Scientific classification
- Kingdom: Animalia
- Phylum: Chordata
- Class: Amphibia
- Order: Anura
- Family: Megophryidae
- Genus: Leptobrachium
- Species: L. rakhinense
- Binomial name: Leptobrachium rakhinense Wogan, 2012
- Synonyms: Leptobrachium rakhinensis Wogan, 2012 ; Leptobrachium rakhinense – correction in gender ;

= Leptobrachium rakhinense =

- Genus: Leptobrachium
- Species: rakhinense
- Authority: Wogan, 2012
- Conservation status: EN

Species of frog

Leptobrachium rakhinense is a species of frog in the family Megophryidae. Originally described from the eponymous Rakhine Mountains in Myanmar, it is now understood as also being present in Bangladesh and north-eastern India.

==Description==
Adult males measure 48–57 mm and adult females 58–66 mm in snout–vent length. The body is robust. The snout is rounded. The tympanum is hidden and indistinct while the supratympanic fold is distinct. The forelimbs are slender. The fingers have weak dermal fringes. The toes have thick webbing and extensive dermal fringing reaching to their tips. Dorsal coloration consists of a light gray background and dark gray spots. The iris is bicolored with red upper half and black lower half.

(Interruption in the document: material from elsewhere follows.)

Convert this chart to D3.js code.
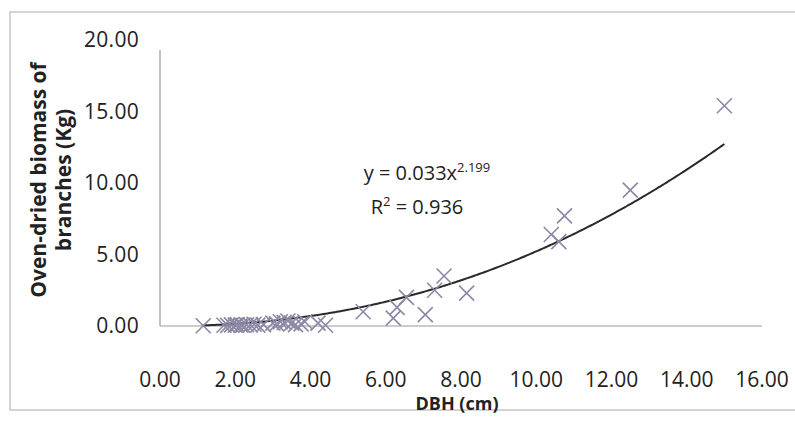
<!DOCTYPE html>
<html>
<head>
<meta charset="utf-8">
<script src="https://cdn.jsdelivr.net/npm/d3@7"></script>
<style>
  html, body { margin: 0; padding: 0; background: #ffffff; }
  svg { display: block; }
</style>
</head>
<body>
<svg id="chart" width="795" height="425"></svg>
<script>
// ---- data ----
const dbh = [1.15, 1.7, 1.8, 1.9, 2.0, 2.05, 2.15, 2.2, 2.3, 2.4, 2.5, 2.6, 2.75,
             3.0, 3.1, 3.2, 3.3, 3.4, 3.5, 3.6, 3.75, 3.85, 4.2, 4.4,
             5.4, 6.2, 6.3, 6.55, 7.05, 7.3, 7.55, 8.15,
             10.4, 10.6, 10.75, 12.5, 15.0];
const biomass = [0.02, 0.05, 0.04, 0.08, 0.06, 0.1, 0.07, 0.05, 0.09, 0.08, 0.12, 0.06, 0.1,
                 0.2, 0.15, 0.3, 0.25, 0.35, 0.2, 0.1, 0.15, 0.3, 0.2, 0.05,
                 1.0, 0.55, 1.3, 2.0, 0.8, 2.5, 3.5, 2.3,
                 6.4, 5.9, 7.7, 9.5, 15.4];
const xTicks = [0, 2, 4, 6, 8, 10, 12, 14, 16];
const yTicks = [0, 5, 10, 15, 20];
const trendA = 0.033;
const trendB = 2.199;
const eqLabel = "y = 0.033x";
const eqExp = "2.199";
const r2Label = "= 0.936";
const xTitle = "DBH (cm)";
const yTitle = ["Oven-dried biomass of", "branches (Kg)"];

// ---- layout ----
const svg = d3.select("#chart");
const font = "'Open Sans', sans-serif";
const x = d3.scaleLinear().domain([0, 16]).range([160, 762]);
const y = d3.scaleLinear().domain([0, 20]).range([326, 40]);

// outer frame
svg.append("rect").attr("x", 10).attr("y", 12).attr("width", 800).attr("height", 398)
  .attr("fill", "none").attr("stroke", "#b8b8b8").attr("stroke-width", 1.2);

// axis lines
svg.append("line").attr("x1", x(0)).attr("x2", x(0)).attr("y1", 50).attr("y2", y(0))
  .attr("stroke", "#9a9a9a").attr("stroke-width", 1.2);
svg.append("line").attr("x1", x(0)).attr("x2", x(16)).attr("y1", y(0)).attr("y2", y(0))
  .attr("stroke", "#9a9a9a").attr("stroke-width", 1.2);

// y tick labels
svg.append("g").selectAll("text").data(yTicks).join("text")
  .attr("x", 139).attr("y", d => y(d)).attr("dy", "0.35em")
  .attr("text-anchor", "end")
  .attr("font-family", font).attr("font-size", 21).attr("letter-spacing", 0.3).attr("fill", "#222")
  .text(d => d3.format(".2f")(d));

// x tick labels
svg.append("g").selectAll("text").data(xTicks).join("text")
  .attr("x", d => x(d)).attr("y", 387)
  .attr("text-anchor", "middle")
  .attr("font-family", font).attr("font-size", 21).attr("fill", "#222")
  .text(d => d3.format(".2f")(d));

// axis titles
svg.append("text").attr("x", 457).attr("y", 410).attr("text-anchor", "middle")
  .attr("font-family", font).attr("font-size", 18).attr("font-weight", "bold").attr("fill", "#222")
  .text(xTitle);

const yt = svg.append("text").attr("transform", "translate(0,180) rotate(-90)")
  .attr("text-anchor", "middle")
  .attr("font-family", font).attr("font-size", 21).attr("font-weight", "bold").attr("fill", "#222");
yt.append("tspan").attr("x", 0).attr("y", 46).text(yTitle[0]);
yt.append("tspan").attr("x", 0).attr("y", 71).text(yTitle[1]);

// trendline
const xs = d3.range(d3.min(dbh), d3.max(dbh) + 0.001, 0.05);
const line = d3.line().x(d => x(d)).y(d => y(trendA * Math.pow(d, trendB))).curve(d3.curveLinear);
svg.append("path").datum(xs).attr("d", line)
  .attr("fill", "none").attr("stroke", "#2a2a2a").attr("stroke-width", 2);

// markers (X)
const pts = dbh.map((d, i) => [d, biomass[i]]);
const s = 7.5;
svg.append("g").selectAll("path").data(pts).join("path")
  .attr("d", d => {
    const cx = x(d[0]), cy = y(d[1]);
    return `M${cx - s},${cy - s}L${cx + s},${cy + s}M${cx - s},${cy + s}L${cx + s},${cy - s}`;
  })
  .attr("stroke", "#8c88a6").attr("stroke-width", 1.6).attr("fill", "none");

// equation labels
const eq = svg.append("text").attr("x", 427).attr("y", 180).attr("text-anchor", "middle")
  .attr("font-family", font).attr("font-size", 20).attr("fill", "#222");
eq.append("tspan").text(eqLabel);
eq.append("tspan").attr("dy", -8).attr("font-size", 13).text(eqExp);

const r2 = svg.append("text").attr("x", 417).attr("y", 214).attr("text-anchor", "middle")
  .attr("font-family", font).attr("font-size", 20).attr("fill", "#222");
r2.append("tspan").text("R");
r2.append("tspan").attr("dy", -8).attr("font-size", 13).text("2");
r2.append("tspan").attr("dy", 8).text(" " + r2Label);
</script>
</body>
</html>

==Habitat and conservation==
In Myanmar, Leptobrachium rakhinense occurs in primary evergreen rain forest on low-lying mountains at elevations of 600–900 m above sea level. The holotype was found on the forest floor. Males have been observed calling from the ground in leaf litter in September, in the end of the monsoon season, and females collected at the same time were gravid. Natural enemies of this frog include Scolopendra centipedes.

This species is likely affected by habitat degradation associated with shifting agriculture and logging. It is known from Rakhine Yoma Elephant Range.